What you should do -
Within the listing below, locate all lines containing the word "draw". Copy each one.

Material provided -
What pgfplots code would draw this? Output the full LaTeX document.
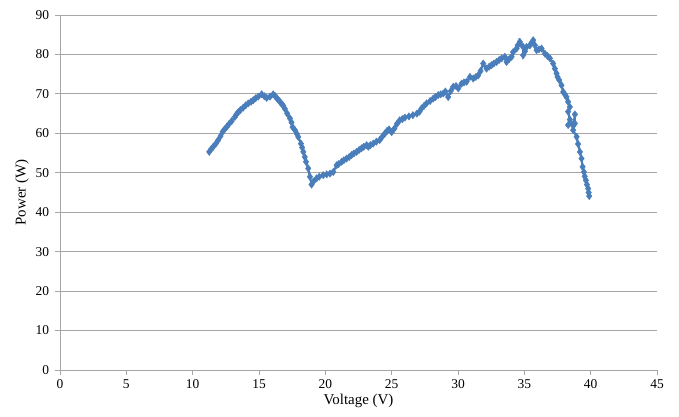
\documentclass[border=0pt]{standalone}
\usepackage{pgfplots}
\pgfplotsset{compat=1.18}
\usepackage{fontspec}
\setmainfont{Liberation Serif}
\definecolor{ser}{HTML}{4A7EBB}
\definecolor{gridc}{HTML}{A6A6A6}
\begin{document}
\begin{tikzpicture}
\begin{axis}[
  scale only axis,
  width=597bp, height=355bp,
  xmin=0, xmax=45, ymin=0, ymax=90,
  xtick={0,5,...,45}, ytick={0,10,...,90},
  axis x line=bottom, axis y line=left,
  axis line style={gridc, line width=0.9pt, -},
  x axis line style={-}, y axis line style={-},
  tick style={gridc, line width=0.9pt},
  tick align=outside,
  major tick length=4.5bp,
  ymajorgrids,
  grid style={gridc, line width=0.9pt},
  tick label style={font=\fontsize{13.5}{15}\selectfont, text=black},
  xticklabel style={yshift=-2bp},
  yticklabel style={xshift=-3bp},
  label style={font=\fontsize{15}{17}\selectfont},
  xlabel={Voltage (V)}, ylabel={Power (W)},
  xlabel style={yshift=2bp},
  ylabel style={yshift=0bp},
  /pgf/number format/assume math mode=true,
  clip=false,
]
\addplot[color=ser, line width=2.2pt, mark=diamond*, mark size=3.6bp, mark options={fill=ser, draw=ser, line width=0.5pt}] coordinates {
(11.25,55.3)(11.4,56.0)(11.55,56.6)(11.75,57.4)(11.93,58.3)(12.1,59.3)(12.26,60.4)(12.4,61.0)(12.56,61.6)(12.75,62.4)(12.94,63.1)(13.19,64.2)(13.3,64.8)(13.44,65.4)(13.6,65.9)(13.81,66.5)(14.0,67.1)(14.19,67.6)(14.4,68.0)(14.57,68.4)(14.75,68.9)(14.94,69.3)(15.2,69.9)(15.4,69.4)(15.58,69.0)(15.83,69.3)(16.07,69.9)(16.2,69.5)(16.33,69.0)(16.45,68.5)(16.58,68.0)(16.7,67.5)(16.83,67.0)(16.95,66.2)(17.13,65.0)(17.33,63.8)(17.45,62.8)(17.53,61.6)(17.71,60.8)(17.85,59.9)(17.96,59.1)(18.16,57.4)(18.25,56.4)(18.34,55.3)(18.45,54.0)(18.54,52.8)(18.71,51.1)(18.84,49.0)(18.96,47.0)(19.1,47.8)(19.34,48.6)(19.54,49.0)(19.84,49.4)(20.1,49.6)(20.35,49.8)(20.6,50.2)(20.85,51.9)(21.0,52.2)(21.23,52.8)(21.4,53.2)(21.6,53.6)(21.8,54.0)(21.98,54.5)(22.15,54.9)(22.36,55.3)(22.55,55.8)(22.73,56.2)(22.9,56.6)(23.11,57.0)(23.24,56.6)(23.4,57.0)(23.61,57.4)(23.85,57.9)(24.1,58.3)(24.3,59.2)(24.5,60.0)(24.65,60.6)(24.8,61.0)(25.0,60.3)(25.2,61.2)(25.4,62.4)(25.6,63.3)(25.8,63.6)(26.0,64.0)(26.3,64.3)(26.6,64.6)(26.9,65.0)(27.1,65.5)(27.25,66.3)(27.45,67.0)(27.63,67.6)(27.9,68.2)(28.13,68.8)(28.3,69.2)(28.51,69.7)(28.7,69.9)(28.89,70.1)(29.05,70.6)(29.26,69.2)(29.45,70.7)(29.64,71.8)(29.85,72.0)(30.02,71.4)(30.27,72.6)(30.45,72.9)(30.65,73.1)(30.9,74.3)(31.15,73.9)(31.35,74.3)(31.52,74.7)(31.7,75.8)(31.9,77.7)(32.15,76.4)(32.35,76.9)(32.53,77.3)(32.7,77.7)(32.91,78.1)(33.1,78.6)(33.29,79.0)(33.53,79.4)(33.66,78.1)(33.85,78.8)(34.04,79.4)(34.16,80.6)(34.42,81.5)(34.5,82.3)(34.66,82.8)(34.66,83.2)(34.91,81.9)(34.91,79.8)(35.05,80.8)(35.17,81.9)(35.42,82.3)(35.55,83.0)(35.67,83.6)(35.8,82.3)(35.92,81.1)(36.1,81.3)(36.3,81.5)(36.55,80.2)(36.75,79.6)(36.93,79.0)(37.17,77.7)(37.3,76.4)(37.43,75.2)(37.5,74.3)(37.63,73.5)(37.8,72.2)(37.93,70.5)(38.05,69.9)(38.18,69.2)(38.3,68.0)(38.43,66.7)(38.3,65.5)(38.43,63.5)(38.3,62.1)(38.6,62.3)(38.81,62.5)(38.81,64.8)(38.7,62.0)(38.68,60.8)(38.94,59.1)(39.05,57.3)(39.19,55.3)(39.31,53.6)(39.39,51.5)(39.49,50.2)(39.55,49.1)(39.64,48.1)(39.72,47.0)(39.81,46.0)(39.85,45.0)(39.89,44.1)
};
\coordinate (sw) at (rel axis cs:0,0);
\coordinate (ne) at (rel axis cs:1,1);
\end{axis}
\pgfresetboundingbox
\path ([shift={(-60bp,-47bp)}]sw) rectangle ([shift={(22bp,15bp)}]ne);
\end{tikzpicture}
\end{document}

Answer to the task -
What pgfplots code would draw this? Output the full LaTeX document.
\addplot[color=ser, line width=2.2pt, mark=diamond*, mark size=3.6bp, mark options={fill=ser, draw=ser, line width=0.5pt}] coordinates {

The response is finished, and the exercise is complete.